Three years ago, we launched an effort to bring entrepreneurs back into the national spotlight as critical drivers of the American economy. When we launched the Startup America Partnership at the White House in January 2011, the goal was to bring entrepreneurs to the forefront of the conversation about revitalizing the American economy. Study after study shows that fast-growing, young companies are responsible for nearly all of the new jobs in our country. However, even before the financial crisis hit, the number of new companies getting started was on a decline, and the momentum for young companies was headed in the wrong direction. It was clear we needed a way to unleash the next wave of American innovation – and so the Case Foundation and the Kauffman Foundation came together with incredible partners in the public, private and non-profit community to embark on an effort to help young, high-growth companies flourish and build a brighter future.
Since that time, we’ve made significant progress. The efforts of the Startup America Partnership mobilized hundreds of volunteer leaders who promoted startup communities in places like Des Moines, Missoula, Phoenix, and Atlanta. From mega events like Startup Week in Denver with more than 6,000 participants; to Startup Job Fairs in Arizona helping promising new enterprises find the talent they need; to annual bus tours activating and inspiring the entire state of Maryland, and even the opening of major new entrepreneurship buildings in Nashville, Dallas, and DC, the Startup America Partnership has stood shoulder to shoulder with some of America’s most promising entrepreneurs to provide support and a network for sustained success.

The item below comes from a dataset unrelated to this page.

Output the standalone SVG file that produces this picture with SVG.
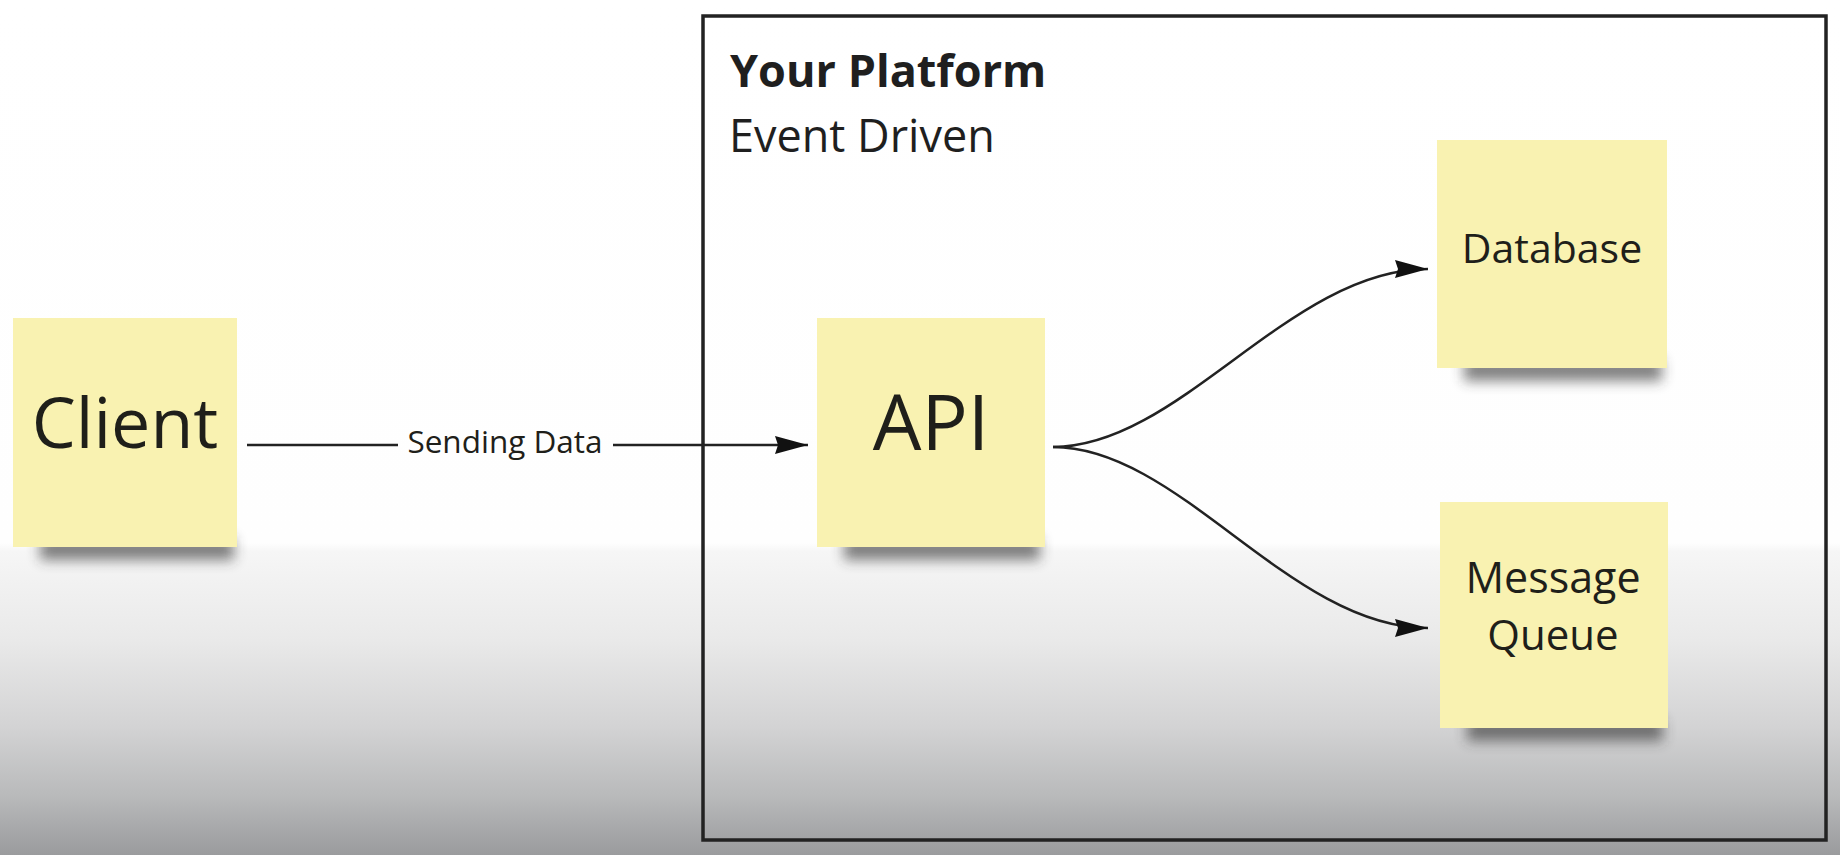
<svg xmlns="http://www.w3.org/2000/svg" width="1840" height="855" viewBox="0 0 1840 855">
  <style>
    .note { fill: #f9f2b1; }
    .shadow { fill: #2e2e2e; filter: url(#blur); opacity: 0.6; }
    .lbl { font-family: "Open Sans", "Liberation Sans", sans-serif; fill: #1f1f1a; text-anchor: middle; }
    .edge { fill: none; stroke: #222; stroke-width: 2.5; }
  </style>
  <defs>
    <linearGradient id="bg" x1="0" y1="0" x2="0" y2="855" gradientUnits="userSpaceOnUse">
      <stop offset="0" stop-color="#ffffff"/>
      <stop offset="0.635" stop-color="#fefefe"/>
      <stop offset="0.645" stop-color="#f6f6f6"/>
      <stop offset="0.75" stop-color="#e9e9e9"/>
      <stop offset="0.85" stop-color="#d3d3d4"/>
      <stop offset="0.93" stop-color="#b9babb"/>
      <stop offset="1" stop-color="#9a9b9d"/>
    </linearGradient>
    <linearGradient id="noteg" x1="0" y1="0" x2="0" y2="1">
      <stop offset="0" stop-color="#fbf4b5"/>
      <stop offset="1" stop-color="#f7efac"/>
    </linearGradient>
    <filter id="blur" x="-20%" y="-150%" width="140%" height="400%">
      <feGaussianBlur stdDeviation="6.5"/>
    </filter>
    <marker id="arrow" viewBox="0 0 33 18" refX="33" refY="9" markerWidth="33" markerHeight="18" markerUnits="userSpaceOnUse" orient="auto">
      <path d="M0,0 L33,9 L0,18 L3,9 Z" fill="#111"/>
    </marker>
  </defs>

  <rect x="0" y="0" width="1840" height="855" fill="url(#bg)"/>

  <g id="platform">
    <rect x="703" y="16" width="1123" height="824" fill="none" stroke="#222" stroke-width="3.5"/>
    <text x="730" y="87" font-family="'Open Sans', 'Liberation Sans', sans-serif" font-weight="700" font-size="45" fill="#1f1f1f">Your Platform</text>
    <text x="729" y="152" font-family="'Open Sans', 'Liberation Sans', sans-serif" font-size="45" fill="#1f1f1f">Event Driven</text>
  </g>

  <g id="client">
    <rect class="shadow" x="40" y="538" width="194" height="22"/>
    <rect class="note" x="13" y="318" width="224" height="229" fill="url(#noteg)"/>
    <text class="lbl" x="125" y="448" font-size="70">Client</text>
  </g>

  <g id="api">
    <rect class="shadow" x="844" y="538" width="196" height="22"/>
    <rect class="note" x="817" y="318" width="228" height="229" fill="url(#noteg)"/>
    <text class="lbl" x="931" y="450" font-size="77">API</text>
  </g>

  <g id="database">
    <rect class="shadow" x="1464" y="359" width="198" height="22"/>
    <rect class="note" x="1437" y="140" width="230" height="228" fill="url(#noteg)"/>
    <text class="lbl" x="1552" y="263" font-size="41">Database</text>
  </g>

  <g id="queue">
    <rect class="shadow" x="1467" y="719" width="196" height="22"/>
    <rect class="note" x="1440" y="502" width="228" height="226" fill="url(#noteg)"/>
    <text class="lbl" x="1553" y="593" font-size="43">Message</text>
    <text class="lbl" x="1553" y="650" font-size="42">Queue</text>
  </g>

  <g id="connectors">
    <path class="edge" d="M247,445 L398,445"/>
    <text class="lbl" x="505" y="453" font-size="31.5">Sending Data</text>
    <path class="edge" d="M613,445 L808,445" marker-end="url(#arrow)"/>
    <path class="edge" d="M1053,447 C1180,447 1290,269 1428,269" marker-end="url(#arrow)"/>
    <path class="edge" d="M1053,447 C1180,447 1290,628 1428,628" marker-end="url(#arrow)"/>
  </g>
</svg>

We’ve also made important strides in the policy arena – beginning with the creation of the National Advisory Council on Innovation and Entrepreneurship (NACIE), which helped lead to the creation of the broader Startup America initiative, and through the work of President Obama’s Jobs Council, important issues that affect the ability of young companies to access capital and talent received a hearing at the highest levels of government. Because of these efforts, Congress passed and the President signed the Jumpstarting Our Business Startups (JOBS) Act, a seminal piece of legislation that overturned eighty years of antiquated regulations governing how businesses can raise money and for the first time, legalizing equity crowdfunding.
The benefits of these efforts are starting to be felt – IPOs are up, more people are involved in startups than ever before, more regions are seeing significant momentum in their entrepreneurial ecosystems and policymakers – regardless of their partisan affiliations – agree on the critical role that entrepreneurship plays in fostering growth, stemming inequality and generating jobs. Recent data published by the National Venture Capital Association revealed another hopeful trend: the amount of venture capital flowing to startups in 2013 increased by 7 percent, but some regions saw an explosion of growth including my hometown of Washington D.C. – up 104 percent, Texas – up 38 percent, New York – up 35 percent, and the Southeastern U.S. – up 63 percent. The effect is clear: while Silicon Valley remains the dominant center of high-tech, venture backed startups, more and more capital is flowing to the rest of the country that has historically been starved of needed investment.
As we celebrate the progress of the last few years, we remain acutely aware that more work is needed to enliven America’s entrepreneurial economy. That’s why we chose last year to combine the efforts of the Startup America Partnership with Startup Weekend to create UP Global, bringing together two great organizations working to enhance entrepreneurial ecosystems around the globe. In addition, we have more work to do to ensure the competitiveness of the US entrepreneurial economy – including passing immigration reform that will enable us to win the global battle for talent, and ensuring the successful implementation of crowdfunding, which will provide unprecedented access to new capital for young companies no matter where they are located.
We live in a golden age for entrepreneurship. Access to information, networks and investment are rising and technology is leveling the playing field, making it easier for young companies to start and scale from wherever their founder calls home. It would be easy to dial back our efforts and claim victory, but the work is not done and the need to support entrepreneurs – the heroes of our economy – has not waned.